There are certainly some extreme examples waddling the streets of many "civilised" countries.
There are certainly some extreme examples waddling the streets of many "civilised" countries.
The Abottopotamous springs to mind...
Not sure who that is sorry.
It's partly the doors are getting thicker with the impact protection.
But they could save space in other areas. A Santa Fe I hired last summer had an auto gearbox (electronic) and an electronic parking brake.
They could have put both somewhere else and lost the entire centre console space.
Two door cars are the worse as the door are so much longer.
Bastard! Mind-Bleach stock now exhausted to no avail. Bleurgh.
Amply illustrated by my neighbour's new Mustang. He's only had it for a month and the door's bashed in.
There's actually not much difference in size between a manual and auto box. Not sure about a parking brake.
Yes - our MINI is worse than the Touran for that reason. Please the MINI is low down so you need more door opening to get out. The Touran, you are already at near standing height so can just slide out sideways.
It's a pity that with modern car bodystyles, that it's hard to make ones with sliding doors.
But I wonder if it's actually impossible? Would have to be a 2 door car or just the rear doors I expect.
^ Better if that is:
dash dash space newline
:)
A Santa Fe is 1.88m wide (not including mirrors)
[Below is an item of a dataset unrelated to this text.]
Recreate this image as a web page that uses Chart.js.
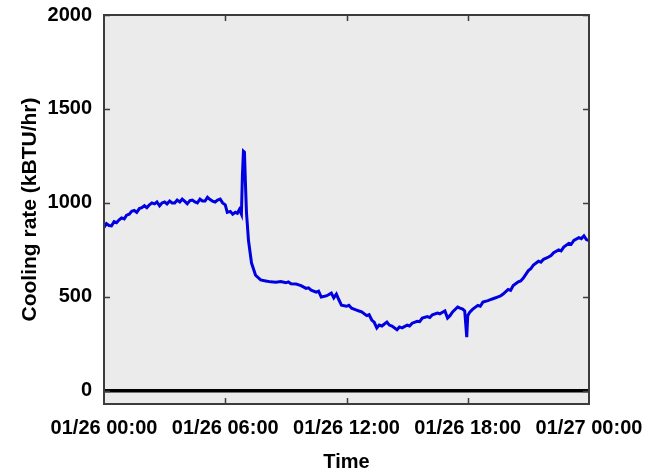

Standard car parking space (minimum) is 5 x 2.4 x 2(high) metres.
So if everyone parks Santa Fe's perfectly, you have 0.502m door skin to door skin. Take off 0.2m for door thickness and that's a foot if your door is touching the next car.
It's certainly not really adequate.
Back in the 60s-70s, a Morris Minor 1000 was 1.524mm width. In a car park full of them, you'd have just under 0.9m clearance. Doors were thinner too. So probably 0.7m or over 2ft of gap to get out of!
Maybe car salesmen are getting wider :-)
You can get electric ones that take 1"ish.
I like the astra as its quite wide inside. I just don't fit in 306s as my shoulders are too wide.
There are a lot of continental cars I can't drive as its impossible for me to adjust the seat so I can reach the pedals and steering without having my head on the roof lining even though I am average height and weight.
I came across this list recently while looking out of curiosity.
We have a MINI as well and it is awkward sometimes to open the door enough, fortunately mother let me have her Aygo when she decided she go too old to drive as she didn't see any point in the "chauffeur " coming to her in one car and changing to another. It's the four door version and access is far better and for older people a more suitable seat height . So we use the Aygo for local shopping trips where parking spaces may be at a premium and keep the MINI for the longer fast runs. That let me drop the annual mileage on the MINI as well so got an Insurance saving overall . That in itself was not a game changer but by using a cheap granny mobile to do shopping we are not wearing the expensive V rated tyres on the MINI and lessens the risk of wheel damage on potholes etc.
G.Harman
No, they have always been wide boys.
G.Harman
Surely the EU would have some sort of standard to follow so everyone has the same so that cars can be shipped to anywhere in the EU and no road will be too narrow no car to wide to go into any garage etc...
Thundersley Invacar shows how it's done. A car at the top of my least wanted list. I'd rather drive a Hoffmann.
NT
You'd have thought so, but look how long it took them to sort out bananas :-)
Maybe one day in the distant future they'll get to sorting out garages.